Q Do I have to take Required Minimum Distributions (RMDs)?

Traditional IRA: yes, starting age 73 (under SECURE 2.0). Roth IRA: no — Roth grows tax-free indefinitely for you (RMDs start for inherited Roth IRAs). This RMD-free feature is a major Roth advantage for estate planning and tax management in retirement.

Q Can I have both a 401(k) and an IRA?

Yes, simultaneously. 401(k) limits are separate from IRA limits — 2026 401(k) is $24,500 base + $8,000 catch-up. So a worker over 50 can contribute up to $32,500 to 401(k) plus $8,600 to IRA = $41,100 tax-advantaged. Best practice: 401(k) match first, max Roth IRA, then back to 401(k).

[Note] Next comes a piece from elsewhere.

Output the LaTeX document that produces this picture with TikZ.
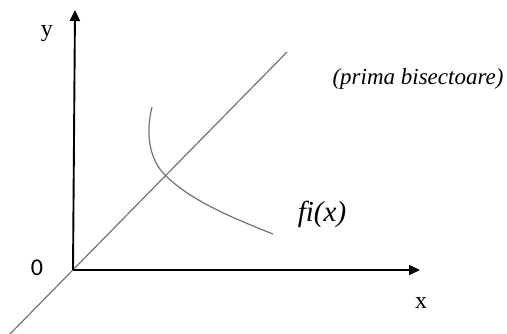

Q What is a Roth conversion?

Moving money from Traditional IRA to Roth IRA — paying ordinary income tax on the converted amount now in exchange for tax-free growth and withdrawals later. Common in low-income years (sabbatical, early retirement before claiming Social Security) to fill lower tax brackets. No income limit on Roth conversions.

Q Can my spouse contribute to an IRA if they don't work?

Yes — Spousal IRA. As long as one spouse has earned income equal to or greater than the combined contributions, both can contribute up to $7,500 each ($8,600 if 50+). Common in single-earner households. Married filing jointly required. Roth income phase-outs apply to both spouses on combined income.